On the contrary, we eventually find this out, but we do not know this as we sit down to play. The game's documentation deliberately misleads the player about whether the choices have any effect; the surprise of learning the game's underwhelming secret undermines the work.
Joey Acrimonious, December 12, 2020 - Reply
Ah, perhaps I got ahead of myself on that point. There was such vigorous discussion of Amazing Quest on the Intfiction forum, where I originally posted this, that I'd assumed anyone would have known of the game's conceit before arriving at my review. This may have been short-sighted of me - thank you for pointing it out.

I'm disappointed that my sincerely post-post-ironic review was misinterpreted as a prank on account of shortcomings like that, but that's on me. I shall aspire to choose my words more carefully when reviewing Montfort's other works, in order to live up to the rigor expected of an IF critic.
Rovarsson, December 6, 2020 - Reply
I daresay that your thoughtful analysis of Amazing Quest is no less than groundbreaking work. This interpretation of Montfort's work as a deconstruction of the Jungian Archetype of the guileful Trickster Hero will no doubt spark much animated debate in intellectual circles of psychology, philosophy and literary analysis alike.

The juxtaposition of named vs unnamed and its consequences for the study of the concept of Identity has the potential even to overthrow the now-dominating doctrines in logic and from there spread out to mathematics.

The following discussion on the nature of chance, winning and struggle will have profound impact on the manner in which Western society views itself and may ultimately bring about a self-reflective movement bringing about a second Enlightenment, this one of a more introspective, Buddhist nature.

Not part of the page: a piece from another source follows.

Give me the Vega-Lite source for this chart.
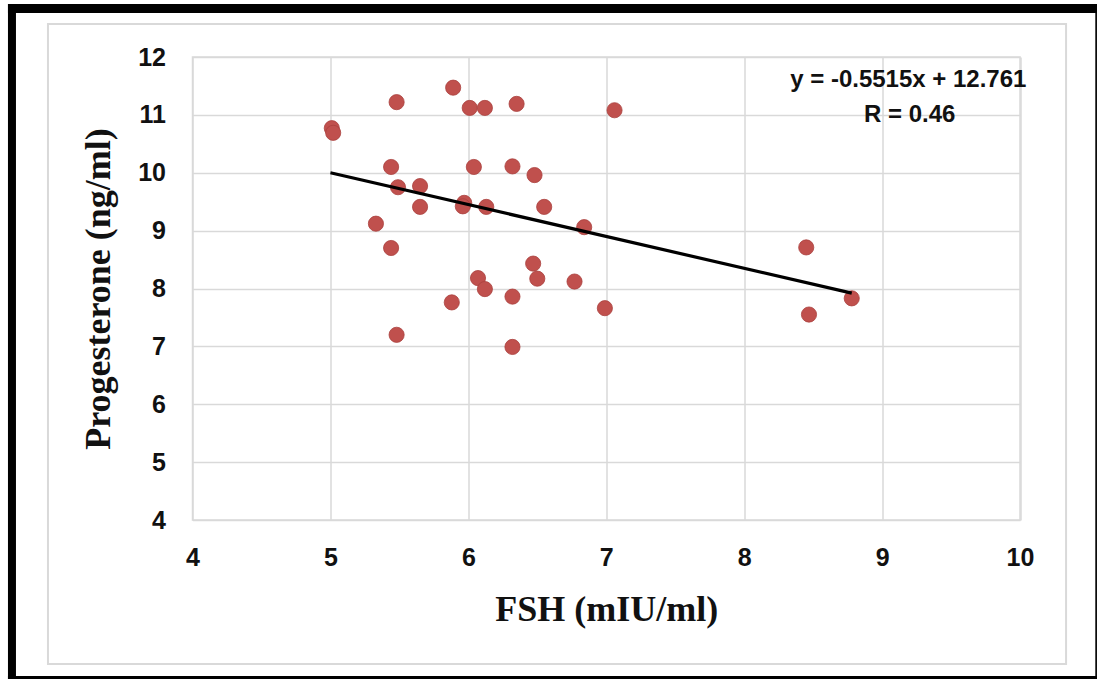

Thank you, kind sir, for ushering in these interesting times!

With gratitude,

Rovarsson
Joey Acrimonious, December 6, 2020 - Reply
Rovarsson, your support is much appreciated. I remain convinced that it is only a matter of time before, as you say, Western society is profoundly changed through the study and analysis of Montfort's work.
Rovarsson, December 6, 2020 - Reply
Of course, there remains the nagging question of how to adequately respond to those outdated Obectivists who still point to the overly simplistic proposition GET LAMP as a sufficiently defining statement from which to view the matter at hand. We, good sir, are already beyond this all-too-materialistic point of view, but robust argumentation must still be developed further to help along those of lesser intellect and imagination, to make them fully grasp the necessity of the intra- and interpsychological journey of mind and society you so eloquently propose.

Only by steadfastly adhering to this new Insight and proclaiming it clearly to all will Truth prevail.